Coors and Anschutz are financially backing an organization called Protect Our Water, which has started a petition drive to regulate what they say was an unforeseen development in American farming.
Schneider admits some of the farming techniques are experimental, but says the theories are sound.
The farm has built 16 monitoring wells to check for ground water contamination. The weather station will have solar panels to monitor irrigation to match water usage. The hog units will be air conditioned and hermetically sealed to keep out disease, while refrigerated trucks will dispose of dead animals.
Robert Stovell, who manages the Eagle Nest Ranch for Anschutz, said National Hog Farms also tried experimental techniques in Nebraska and some of those failed.
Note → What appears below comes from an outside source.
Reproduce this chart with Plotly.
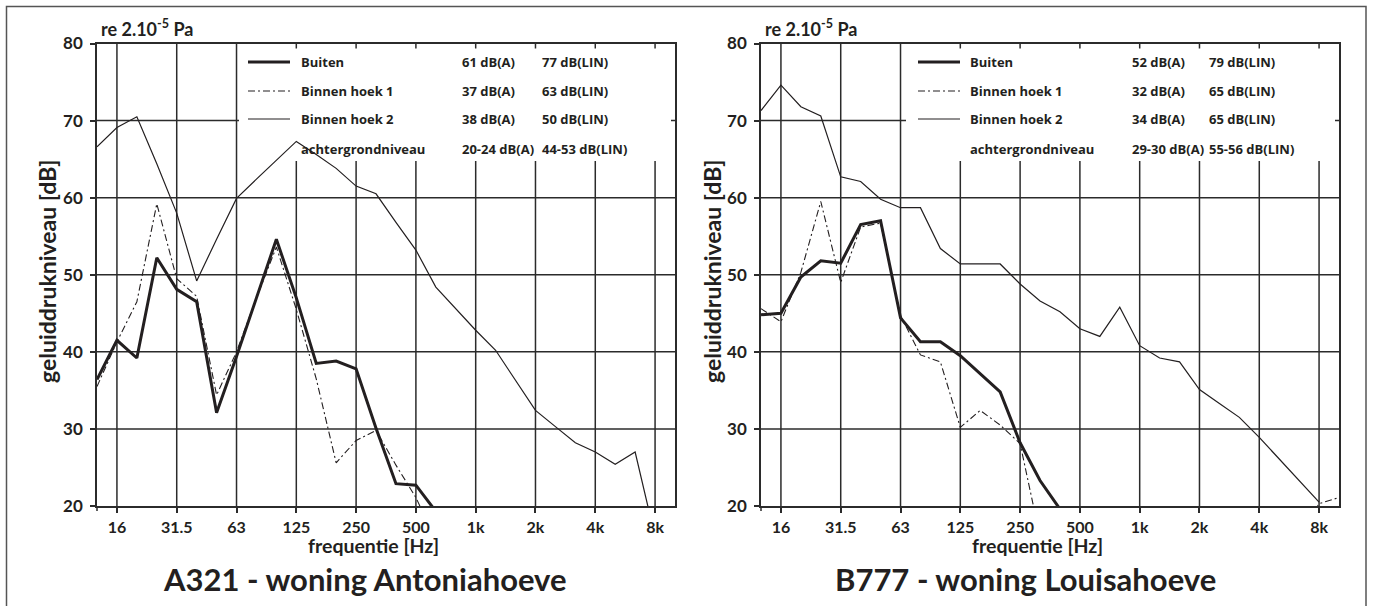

Schneider acknowledged there have been problems in Nebraska, most stemming from the use of lagoon drainage for wastes. He said the company learned a lot from those mistakes and corrected the problems in the new operation.
Stovell acknowledged that the South Platte River, a main focus of the current battle, already is polluted, partly from cattle operations farther upstream.
''We're not totally opposed to the company in this case. If they set up adequate handling facilities, that's fine,'' Stovell said.
Stovell said he will continue his petition drive and lawsuits against the operation, although he hasn't had much luck because the facility meets county regulations.
Stovell said stricter regulations don't exist because no one foresaw scientific corporate farms like this. He wants county regulations changed to control the amount of wastes that can be released.